"Good God!" he muttered; "what do you mean, stay on?"

"I mean that if I stay it will be because I don't want to hurt you more than I must—and because things don't matter much, either way. I have my own money—but, well, I'll stay on if it will help you in your business."

Then light dawned.

"You will stay on!" Thornton snapped the words out. "You are my wife, and you will stay on!"

"Very well. I will stay," Meredith turned and walked away.

Thornton looked after her and his face softened. Something in him was touched by the spirit under the cold, crude exterior of the girl.
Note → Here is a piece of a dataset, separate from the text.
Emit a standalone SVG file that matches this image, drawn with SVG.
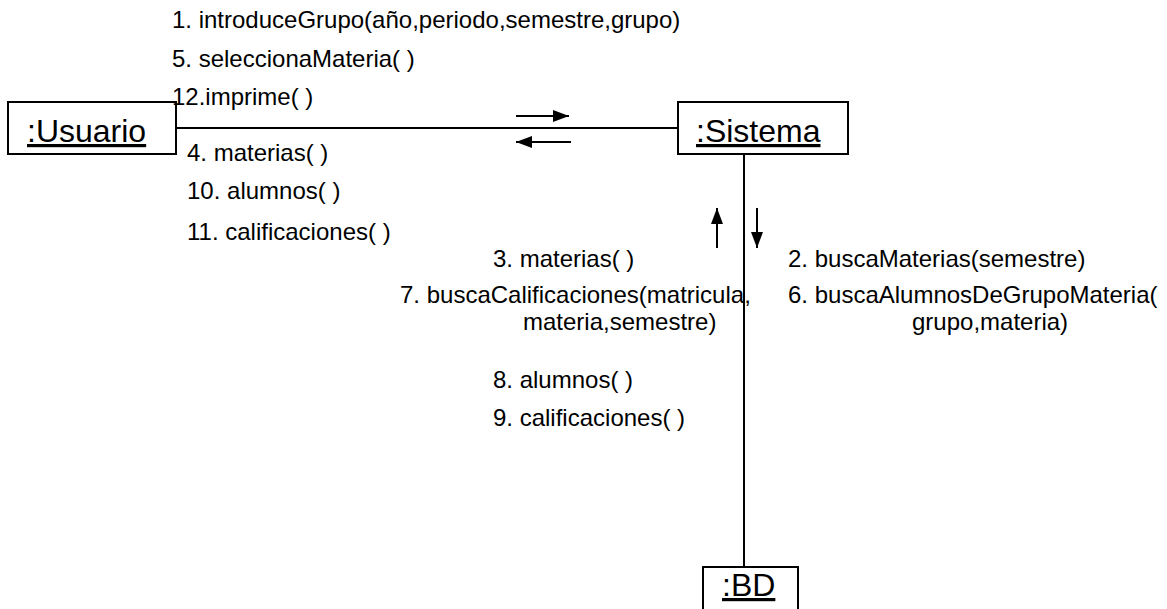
<svg xmlns="http://www.w3.org/2000/svg" width="1167" height="609" viewBox="0 0 1167 609">
  <style>
    .obj { fill: #ffffff; stroke: #000000; stroke-width: 2; }
    .objname { font-family: "Liberation Sans", Arial, sans-serif; font-size: 32px; fill: #000000; text-decoration: underline; }
    .msg { font-family: "Liberation Sans", Arial, sans-serif; font-size: 24px; fill: #000000; }
    .link { stroke: #000000; stroke-width: 2; fill: none; }
    .dir { stroke: #000000; stroke-width: 2; fill: none; marker-end: url(#head); }
  </style>
  <defs>
    <marker id="head" viewBox="0 0 16 12" refX="16" refY="6" markerWidth="16" markerHeight="12" markerUnits="userSpaceOnUse" orient="auto">
      <path d="M0,0 L16,6 L0,12 Z" fill="#000000"/>
    </marker>
  </defs>
  <rect width="1167" height="609" fill="#ffffff"/>

  <!-- links between objects and message direction arrows -->
  <g id="connectors">
    <line class="link" x1="176" y1="128" x2="678" y2="128"/>
    <line class="link" x1="744" y1="154" x2="744" y2="567"/>
    <line class="dir" x1="516" y1="116" x2="569" y2="116"/>
    <line class="dir" x1="571" y1="142" x2="516" y2="142"/>
    <line class="dir" x1="717" y1="248" x2="717" y2="208"/>
    <line class="dir" x1="757" y1="208" x2="757" y2="248"/>
  </g>

  <g id="usuario">
    <rect class="obj" x="8" y="102" width="168" height="52"/>
    <text class="objname" x="27" y="142">:Usuario</text>
  </g>

  <g id="sistema">
    <rect class="obj" x="678" y="102" width="170" height="52"/>
    <text class="objname" x="696" y="142">:Sistema</text>
  </g>

  <g id="bd">
    <rect class="obj" x="703" y="567" width="95" height="60"/>
    <text class="objname" x="722" y="596">:BD</text>
  </g>

  <!-- messages Usuario -> Sistema -->
  <g id="msgs-usuario-sistema">
    <text class="msg" x="172" y="28">1. introduceGrupo(año,periodo,semestre,grupo)</text>
    <text class="msg" x="172" y="67">5. seleccionaMateria( )</text>
    <text class="msg" x="172" y="105">12.imprime( )</text>
  </g>

  <!-- messages Sistema -> Usuario -->
  <g id="msgs-sistema-usuario">
    <text class="msg" x="187" y="161">4. materias( )</text>
    <text class="msg" x="187" y="199">10. alumnos( )</text>
    <text class="msg" x="187" y="240">11. calificaciones( )</text>
  </g>

  <!-- messages BD -> Sistema -->
  <g id="msgs-bd-sistema">
    <text class="msg" x="493" y="267">3. materias( )</text>
    <text class="msg" x="400" y="303">7. buscaCalificaciones(matricula,</text>
    <text class="msg" x="523" y="330">materia,semestre)</text>
    <text class="msg" x="493" y="388">8. alumnos( )</text>
    <text class="msg" x="493" y="426">9. calificaciones( )</text>
  </g>

  <!-- messages Sistema -> BD -->
  <g id="msgs-sistema-bd">
    <text class="msg" x="788" y="267">2. buscaMaterias(semestre)</text>
    <text class="msg" x="788" y="303">6. buscaAlumnosDeGrupoMateria(</text>
    <text class="msg" x="912" y="330">grupo,materia)</text>
  </g>
</svg>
It was worth while—he would try to win her!

And that was the best hour in Thornton's life.

Could he have held to it all might have gone well, but Thornton's successes had been due to dash and daring—the slow, patient method was not his, and against his wife's stern indifference he recoiled after a short time—she bored him; she no longer seemed worth while; not worth the struggle nor the holding to absurd and rigid demands. Still, by her smiling acquiescence, Meredith made things possible that otherwise might not have been so, and she was a charming hostess when occasion demanded.

During the second bleak year of their marriage Meredith accompanied Thornton to England—he was often obliged to go there on prolonged business—but she never repeated the experiment.

While it was comparatively easy to play her difficult rôle in her home, it was unbearable among her husband's people, who complicated matters by assuming that she must, of necessity, be honoured and uplifted by the alliance she had made.